Pesebaran kebudayaan Islam di Sulawesi tidak dapat dipisahkan dari proses pesebaran Islam di Jawa dan Kalimantan. Sebelumnya telah diulas, bahwa Islam berkembang di daerah ini melalui jalur perdagangan. Selain itu pesebaran Islam dapat ditemui melalui proses dakwah Islam yang dilakukan oleh para ulama. Khususnya mereka yang datang bersama para pedagang dari luar Sulawesi.
Disini dapat disebutkan, bahwa peran dari Datuk Ri Bandang dari Sumatera Barat, yang berdakwah di Kalimantan dan Sulawesi dapat dijadikan salah satu rujukan perkembangan Islam di daerah Gowa dan Tallo. Tepatnya sekitar abad ke 17, melalui pendekatan kultur, beliau menyebarkan ajaran Islam dengan tidak meninggalkan budaya lama sebagai akulturasi dengan upaya Islamisasi.
Khusus di wilayah Sulawesi Selatan, Datuk Ri Bandang, disebutkan telah beberapa kali ke Sulawesi, sampai benar-benar daerah ini kondusif dengan pesebaran ajaran Islam. Memang, sebelumnya pada waktu itu, banyak terjadi pertempuran antar kerajaan yang memperebutkan daerah/wilayahnya.
Tak lama setelah Kutai di Kalimantan berhasil di Islamkan, Datuk Ri Bandang pun kembali ke Sulawesi dengan membawa serta dua saudaranya, yakni Datuk Patimang dan Datuk Ri Tiro. Mereka membagi tugas di berbagai wilayahnya masing-masing, tentunya dengan berdasarkan keahliannya dakwah yang dapat diterapkan di tiap-tiap wilayah.
Datuk Ri Bandang sendiri berdakwah di sekitar Kerajaan Gowa dan Tallo, dengan ajaran fiqihnya. Sedangkan Datuk Ri Tiro berdakwah di daerah Bulukumba dengan ajaran tasawufnya. Terakhir adalah Datuk Patimang, yang berdakwah di daerah Kerajaan Luwu dengan pendekatan budaya.

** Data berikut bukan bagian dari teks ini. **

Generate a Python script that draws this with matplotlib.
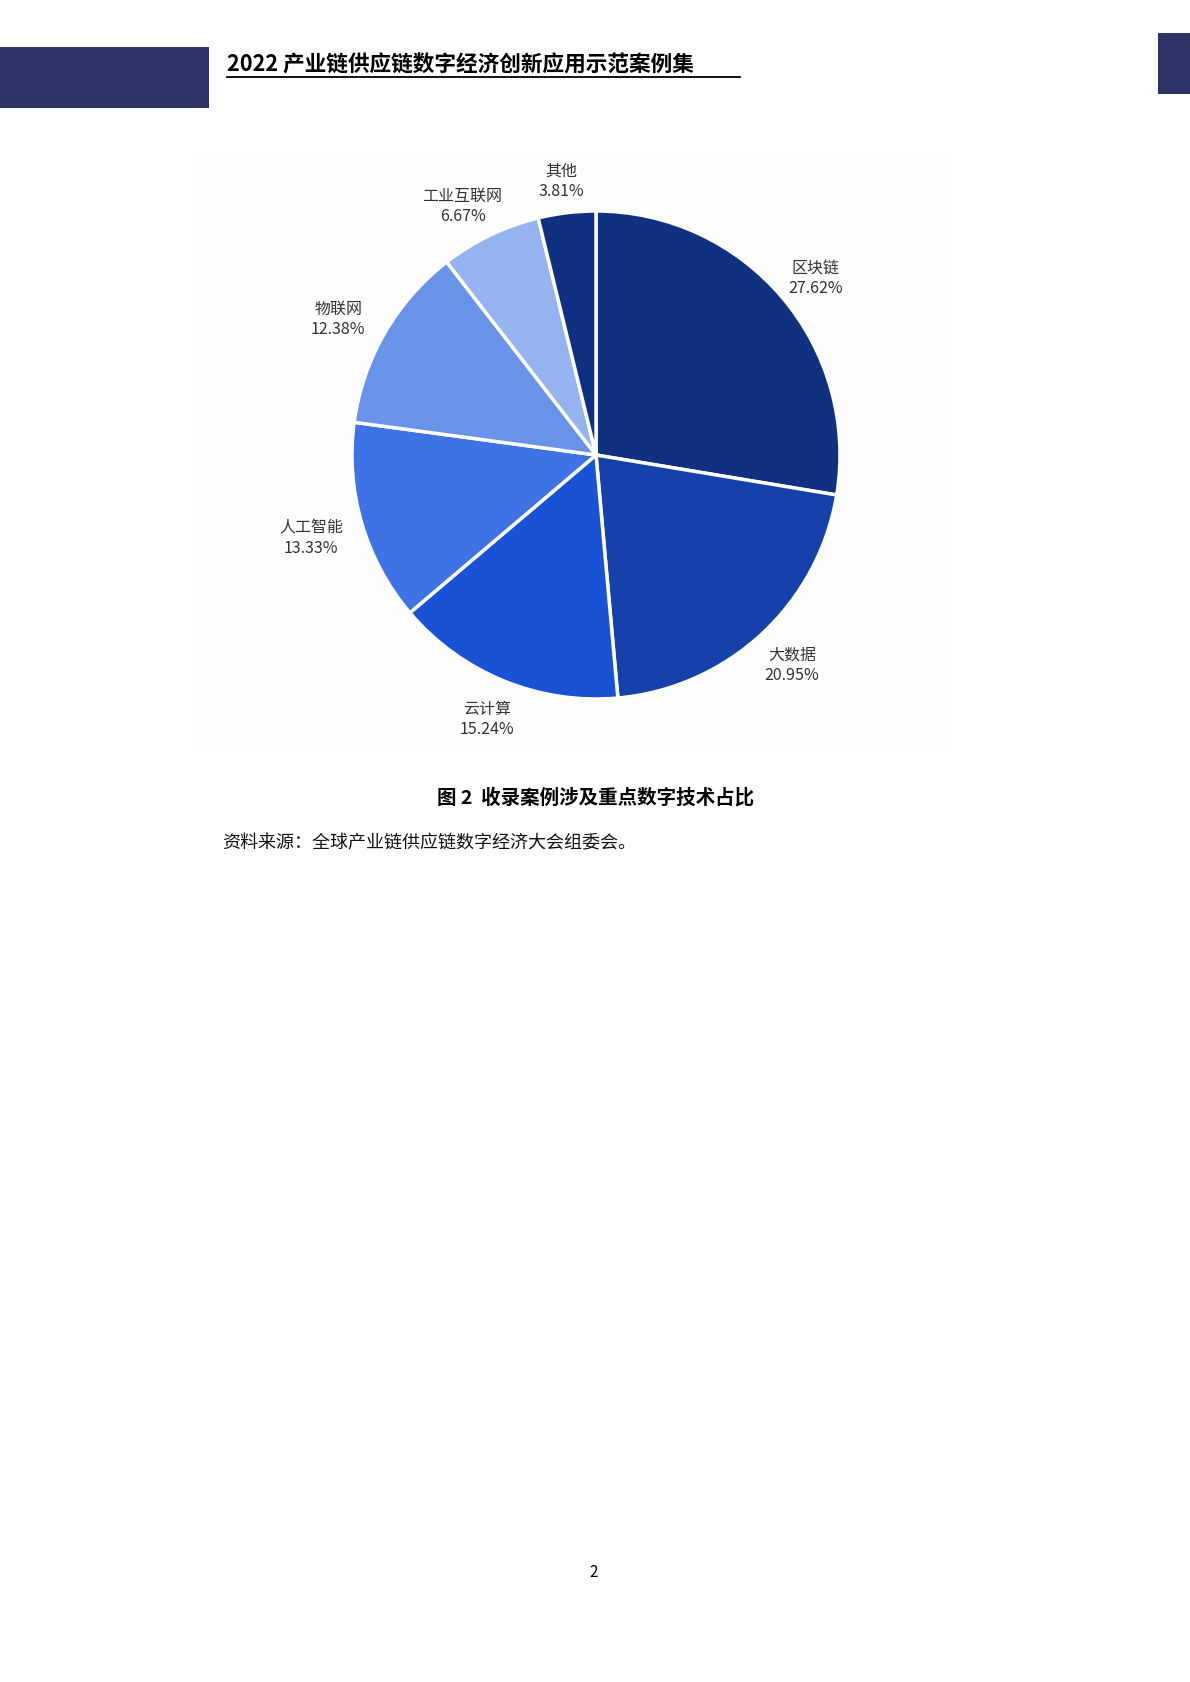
import matplotlib.pyplot as plt
import numpy as np

plt.rcParams['font.family'] = ['Noto Sans CJK SC', 'DejaVu Sans']

# data
categories = ['区块链', '大数据', '云计算', '人工智能', '物联网', '工业互联网', '其他']
shares = [27.62, 20.95, 15.24, 13.33, 12.38, 6.67, 3.81]
colors = ['#103180', '#1640AA', '#1A52D6', '#3F72E4', '#6993E8', '#95B3F0', '#0F3080']

HEADER = '2022 产业链供应链数字经济创新应用示范案例集'
CAPTION = '图 2  收录案例涉及重点数字技术占比'
SOURCE = '资料来源：全球产业链供应链数字经济大会组委会。'
PAGE_NO = '2'

W, H = 1190, 1683
fig = plt.figure(figsize=(W / 100, H / 100), dpi=100)

# page layer in pixel coordinates (y down)
page = fig.add_axes([0, 0, 1, 1])
page.set_xlim(0, W)
page.set_ylim(H, 0)
page.axis('off')

page.add_patch(plt.Rectangle((0, 48), 209, 61, color='#2E3566', lw=0))
page.add_patch(plt.Rectangle((1158, 34), 32, 61, color='#2E3566', lw=0))
page.text(227, 65, HEADER, fontsize=15.6, fontweight='bold', va='center', ha='left', color='black')
page.plot([227, 740], [78, 78], color='black', lw=1.3)
page.add_patch(plt.Rectangle((193, 153), 762, 604, color='#fefefe', lw=0))

page.text(596, 798, CAPTION, fontsize=14, fontweight='bold', ha='center', va='center')
page.text(222, 843, SOURCE, fontsize=13, ha='left', va='center', color='#111111')
page.text(594, 1573, PAGE_NO, fontsize=11, ha='center', va='center')

# pie: centre (596, 456) px, radius 244 px
cx, cy, r = 596, 456, 244
half = 1.5 * r
ax = fig.add_axes([(cx - half) / W, (H - cy - half) / H, 2 * half / W, 2 * half / H])

wedges, _ = ax.pie(shares, colors=colors, startangle=90, counterclock=False,
                   radius=1.0, wedgeprops=dict(edgecolor='white', linewidth=2.5))
ax.set_xlim(-1.5, 1.5)
ax.set_ylim(-1.5, 1.5)
ax.set_aspect('equal')
ax.axis('off')

for w, name, val in zip(wedges, categories, shares):
    mid = np.deg2rad((w.theta1 + w.theta2) / 2)
    x, y = 1.18 * np.cos(mid), 1.15 * np.sin(mid) - 0.015
    if x < -0.3 and y > -0.8:
        x -= 0.035  # left-hand labels sit a little further out
    ax.text(x, y, f'{name}\n{val:.2f}%', ha='center', va='center',
            fontsize=11.5, color='#333333', linespacing=1.25)

fig.savefig('out.png', dpi=100)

Nah, melalui Datuk Patimang inilah, Kerajaan Luwu berubah menjadi Kesultanan Islam yang berdiri pertama di Sulawesi. Dengan wilayahnya meliputi Luwu di Sulawesi Selatan, Kolaka di Sulawesi Tenggara, dan Poso di Sulawesi Tengah. Berikut daerah Toraja, dan Palopo. Jadi betapa luasnya area dakwah beliau pada masa awal pesebaran Islam di Sulawesi.
Namun, yang menentukan adalah peran Datuk Ri Bandang, dalam proses Islamisasi Gowa dan Tallo. Karena kelak kerajaan ini akan bertranformasi menjadi Kesultanan Islam besar di Makassar. Dengan kala lain, persatuan antara Gowa dan Tallo akhirnya menjadikan Kesultanan Makassar berdiri dengan kuat, seiring perkembangan zaman pada masanya.
Sebagai wilayah yang memiliki kebudayaan kuat, orang-orang Makassar juga dikenal sebagai pelaut ulung. Dengan perahu-perahu besar Pinishi, mereka melakukan perdagangan di wilayah Indonesia Timur. Disini kemudian, proses pesebaran Islam di wilayah Indonesia Timur pun berkembang seiring dengan pesatnya kemajuan di Kesultanan Makassar.
Pada masa kejayaannya, Kesultanan Makassar bahkan berani menghalau ekspansi para pelaut asing yang hendak memonopoli perdagangan di area Selat Makassar. Sebagai kesultanan maritim terbesar, Makkasar memiliki armada laut yang banyak, apalagi sejak konfrontasi dengan pelaut Belanda dimulai. Mereka seketika berubah menjadi pasukan laut terkuat yang pernah dihadapi VOC.
Belum lagi ketika Kesultanan Makassar berhasil mengadakan kerjasama dengan Kesultanan Banten. Yakni bersama Syekh Yusuf al-Makassari, Sultan Ageng Tirtayasa dapat dikatakan saling bekerjasama untuk menghalau VOC yang tengah mencoba menguasai Nusantara. Apalagi kala Karaeng Galesong membantu Trunojoyo menghadapi VOC yang telah menguasai Mataram.